*Set problem*: Pull each line holding the word "this" from the data.

[Entries with chart source code]

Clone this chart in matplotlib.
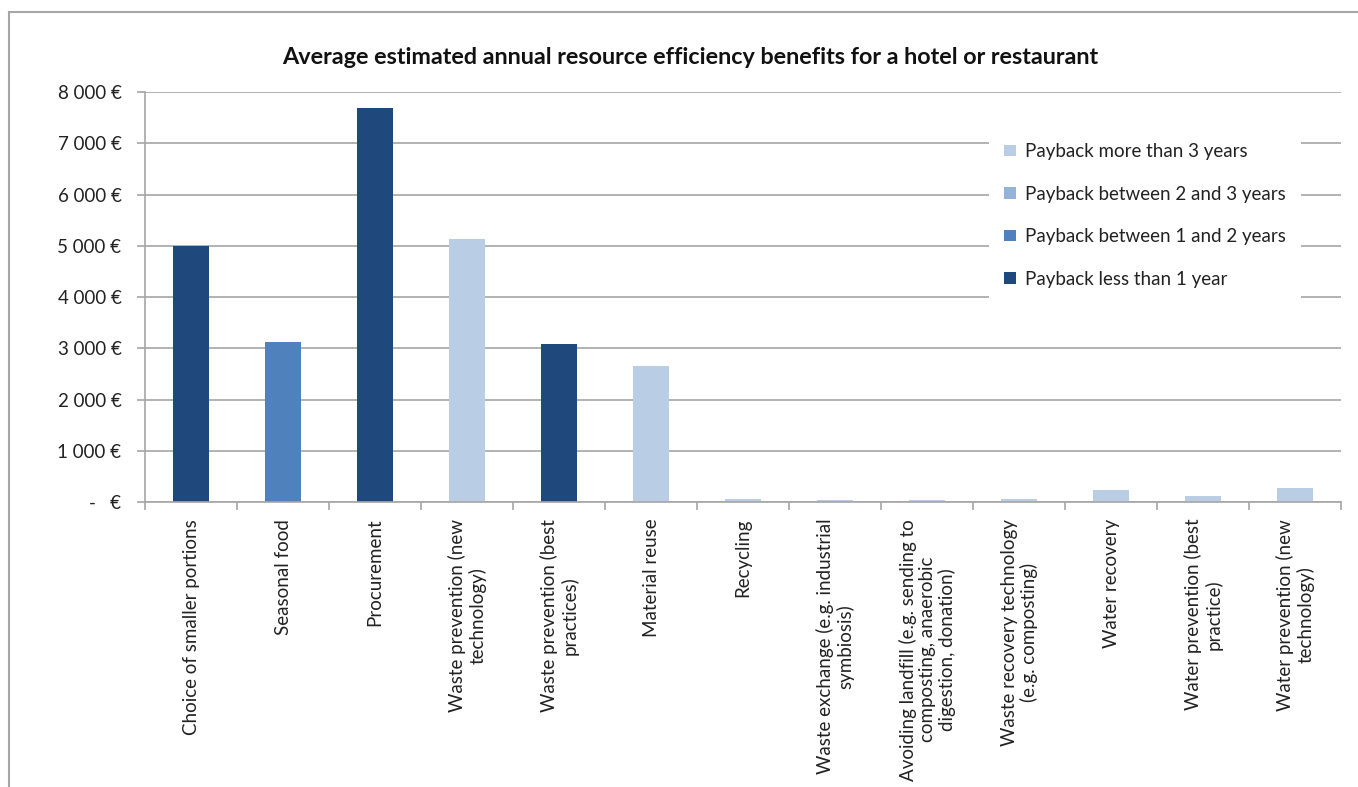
import matplotlib
matplotlib.use('Agg')
import matplotlib.pyplot as plt
import numpy as np
from matplotlib.patches import Patch

# Data
categories = [
    "Choice of smaller portions",
    "Seasonal food",
    "Procurement",
    "Waste prevention (new\ntechnology)",
    "Waste prevention (best\npractices)",
    "Material reuse",
    "Recycling",
    "Waste exchange (e.g. industrial\nsymbiosis)",
    "Avoiding landfill (e.g. sending to\ncomposting, anaerobic\ndigestion, donation)",
    "Waste recovery technology\n(e.g. composting)",
    "Water recovery",
    "Water prevention (best\npractice)",
    "Water prevention (new\ntechnology)",
]
values = [5000, 3120, 7690, 5130, 3080, 2650, 60, 40, 40, 60, 240, 120, 275]
payback = [3, 2, 3, 0, 3, 0, 0, 0, 0, 0, 0, 0, 0]   # index into classes below
classes = ["Payback more than 3 years", "Payback between 2 and 3 years",
           "Payback between 1 and 2 years", "Payback less than 1 year"]
yticks = [0, 1000, 2000, 3000, 4000, 5000, 6000, 7000, 8000]

colors = ["#B9CDE5", "#95B3D7", "#4F81BD", "#1F497D"]
grey = "#A6A6A6"
font = "Lato"

plt.rcParams['font.family'] = [font, 'DejaVu Sans']

fig = plt.figure(figsize=(13.58, 7.87), dpi=100)
ax = fig.add_axes([0.1068, 0.362, 0.881, 0.521])

x = np.arange(len(categories))
ax.bar(x, values, 0.39, color=[colors[p] for p in payback], zorder=2)

ax.set_xlim(-0.5, len(categories) - 0.5)
ax.set_ylim(0, 8000)

def euro(v):
    if v == 0:
        return "-   \u20ac"
    return "{:,.0f} \u20ac".format(v).replace(",", " ")

ax.set_yticks(yticks)
ax.set_yticklabels([euro(v) for v in yticks], fontsize=13.5, color="#222222")
ax.grid(axis='y', color=grey, linewidth=1.2, zorder=0)
ax.set_axisbelow(True)

ax.set_xticks(x)
ax.set_xticklabels(categories, rotation=90, ha='center', va='top',
                   multialignment='center', fontsize=13.5, color="#222222",
                   linespacing=1.15)
ax.tick_params(axis='x', which='major', length=0, pad=12)
ax.set_xticks(np.arange(-0.5, len(categories)), minor=True)
ax.tick_params(axis='x', which='minor', length=6, color=grey, width=1.2)
ax.tick_params(axis='y', length=6, color=grey, width=1.2, pad=11)

for s in ['top', 'right']:
    ax.spines[s].set_visible(False)
for s in ['left', 'bottom']:
    ax.spines[s].set_color(grey)
    ax.spines[s].set_linewidth(1.2)

handles = [Patch(facecolor=c) for c in colors]
leg = ax.legend(handles, classes, loc='upper left',
                bbox_to_anchor=(0.698, 0.935), fontsize=13.5, frameon=True,
                fancybox=False, edgecolor='none', facecolor='white', framealpha=1,
                labelspacing=1.36, handlelength=0.6, handleheight=0.6,
                handletextpad=0.5, borderpad=0.8)
for t in leg.get_texts():
    t.set_color("#222222")

fig.text(0.508, 0.927, "Average estimated annual resource efficiency benefits for a hotel or restaurant",
         ha='center', va='center', fontsize=16.8, fontweight='bold', color="#111111")

# outer chart frame
fig.add_artist(plt.Line2D([0.0066, 0.0066], [0.0, 0.985], color=grey, linewidth=1.5,
                          transform=fig.transFigure))
fig.add_artist(plt.Line2D([0.0066, 1.0], [0.985, 0.985], color=grey, linewidth=1.5,
                          transform=fig.transFigure))

fig.savefig("out.png", dpi=100)
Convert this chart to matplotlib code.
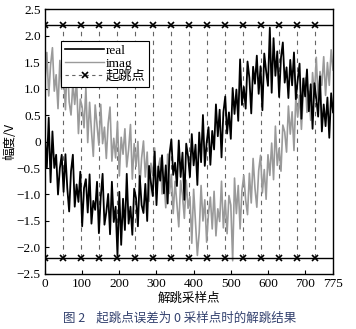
import matplotlib
matplotlib.use("Agg")
import matplotlib.pyplot as plt
import numpy as np
from matplotlib.lines import Line2D

# ── Data (one value every 5 samples) ──────────────────────────────────────────
samples = np.arange(0, 776, 5)

real = [
    0.10, -0.49, 0.45, -0.77, 0.19, -0.50, -0.25, -1.00, -0.50, -0.25,
    -0.95, -0.24, -0.88, -1.32, -0.56, -0.25, -1.23, -0.81, -1.14, -0.57,
    -1.60, -0.88, -0.71, -1.34, -0.62, -1.55, -1.12, -1.29, -0.76, -1.73,
    -1.05, -0.61, -1.57, -1.33, -0.99, -1.75, -0.76, -1.52, -1.23, -2.15,
    -0.95, -1.95, -1.08, -1.67, -0.61, -1.55, -1.23, -1.76, -0.89, -1.07,
    -1.60, -0.65, -1.20, -1.35, -0.80, -1.50, -0.46, -0.77, -1.03, -0.19,
    -1.20, -0.47, -0.74, -0.26, -0.98, -0.45, -1.17, -0.24, 0.04, -0.63,
    -0.40, -0.84, 0.02, -0.67, -0.21, -1.10, -0.04, -0.28, -0.67, 0.14,
    -0.45, -0.06, -0.82, 0.17, -0.39, 0.50, -0.46, -0.02, 0.27, -0.44,
    0.20, -0.15, 0.70, 0.10, 0.60, -0.30, 0.55, 0.85, 0.15, 0.55,
    0.05, 1.01, 0.52, 0.98, 0.39, 1.55, 0.69, 1.03, 0.62, 1.51,
    1.20, 0.53, 1.41, 1.09, 1.62, 0.90, 1.42, 0.59, 1.66, 1.33,
    1.05, 2.15, 0.92, 1.95, 1.24, 1.70, 0.84, 1.58, 1.87, 1.11,
    1.40, 0.82, 1.54, 1.06, 1.68, 0.80, 1.16, 1.47, 0.43, 1.19,
    0.85, 1.36, 0.57, 1.08, 0.24, 1.10, 0.81, 0.47, 1.23, 0.19,
    0.70, 0.29, 0.83, 0.07, 0.91, 0.55,
]

imag = [
    1.15, 1.68, 0.86, 1.44, 1.77, 0.95, 1.26, 0.62, 1.53, 0.99,
    1.30, 0.60, 1.55, 0.75, 0.50, 1.10, 0.70, 1.15, 0.15, 0.80,
    0.65, 0.26, 1.02, -0.02, 0.74, 0.20, -0.28, 0.69, 0.31, -0.07,
    0.70, -0.04, 0.27, -0.32, 0.34, 0.65, -0.37, 0.06, -0.31, 0.37,
    -0.65, 0.08, -0.24, 0.24, -0.48, -0.15, 0.32, -0.71, -0.04, -0.47,
    0.00, -0.88, -0.31, 0.01, -0.67, -0.20, -1.13, -0.41, -0.64, -0.12,
    -1.00, -0.48, -0.31, -0.99, -0.72, -1.25, -0.24, -0.98, -0.62, -1.36,
    -0.75, -1.18, -1.61, -0.74, -1.02, -1.45, -0.73, -1.26, -1.04, -1.92,
    -0.90, -1.52, -2.15, -1.71, -0.83, -1.50, -1.10, -1.90, -1.35, -1.05,
    -1.65, -0.94, -1.78, -1.27, -1.51, -0.75, -1.63, -1.11, -1.74, -1.02,
    -1.20, -2.25, -0.69, -1.36, -0.83, -1.65, -0.92, -0.64, -1.11, -1.38,
    -0.60, -1.16, -0.32, -0.88, -1.24, -0.55, -0.26, -0.97, -0.53, -1.09,
    -0.25, -0.64, -0.03, -0.72, 0.29, -0.45, -0.13, -0.56, 0.31, 0.18,
    -0.20, 0.67, 0.14, 0.56, -0.17, 0.85, 0.46, 0.87, 0.23, 0.89,
    1.20, 0.55, 0.95, 0.40, 1.30, 0.85, 1.59, 0.78, 1.32, 1.06,
    1.60, 0.87, 1.49, 1.06, 1.73, 1.35,
]

jump_points = [0, 48, 97, 145, 194, 242, 291, 339, 388, 436, 484, 533, 581, 630, 678, 727]
jump_level = 2.2

x_ticks = [0, 100, 200, 300, 400, 500, 600, 700, 775]
y_ticks = [-2.5, -2.0, -1.5, -1.0, -0.5, 0, 0.5, 1.0, 1.5, 2.0, 2.5]
y_tick_labels = ["\u22122.5", "\u22122.0", "\u22121.5", "\u22121.0", "\u22120.5", "0",
                 "0.5", "1.0", "1.5", "2.0", "2.5"]

SERIF = ["Liberation Serif", "Noto Sans CJK SC"]
CJK = ["Noto Sans CJK SC", "Liberation Serif"]
GRAY = "#9a9a9a"

# ── Plot ──────────────────────────────────────────────────────────────────────
plt.rcParams["font.family"] = SERIF
fig = plt.figure(figsize=(3.56, 3.29), dpi=100)
ax = fig.add_axes([0.1264, 0.1672, 0.8090, 0.8054])

for xp in jump_points[1:]:
    ax.plot([xp, xp], [-jump_level, jump_level], color="#666666", lw=0.8,
            ls=(0, (4, 4)), zorder=1)

ax.plot(samples, imag, color=GRAY, lw=1.2, zorder=2)
ax.plot(samples, real, color="black", lw=1.3, zorder=3)

for lvl in (jump_level, -jump_level):
    ax.axhline(lvl, color="black", lw=1.0, zorder=4)
    ax.plot(jump_points, [lvl] * len(jump_points), ls="none", marker="x",
            ms=4, mew=1.2, color="black", zorder=5)

ax.set_xlim(0, 775)
ax.set_ylim(-2.5, 2.5)
ax.set_xticks(x_ticks)
ax.set_yticks(y_ticks)
ax.set_yticklabels(y_tick_labels)
ax.tick_params(direction="in", length=3, width=0.8, labelsize=9.5, pad=3)
for sp in ax.spines.values():
    sp.set_linewidth(1.0)

ax.set_xlabel("解跳采样点", family=CJK, fontsize=9, labelpad=1)
ax.set_ylabel("幅度/V", family=CJK, fontsize=9, labelpad=0)

handles = [
    Line2D([], [], color="black", lw=1.2),
    Line2D([], [], color=GRAY, lw=1.0),
    Line2D([], [], color="#666666", lw=0.8, ls=(0, (3, 3)), marker="x",
           ms=4, mew=1.2, mec="black"),
]
leg = ax.legend(handles, ["real", "imag", "起跳点"], loc="upper left",
                bbox_to_anchor=(0.055, 0.88), fontsize=9.5, handlelength=3.0,
                handletextpad=0.1, labelspacing=0.05, borderpad=0.3,
                borderaxespad=0, frameon=True, fancybox=False, framealpha=1)
leg.get_frame().set_edgecolor("black")
leg.get_frame().set_linewidth(0.8)
for t in leg.get_texts():
    t.set_family(SERIF)

fig.text(0.505, 0.033, "图 2    起跳点误差为 0 采样点时的解跳结果", family=CJK,
         fontsize=9, color="#33416e", ha="center", va="center")

fig.savefig("out.png", dpi=100)
plt.close(fig)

*Finished answer*:
Clone this chart in matplotlib.
Convert this chart to matplotlib code.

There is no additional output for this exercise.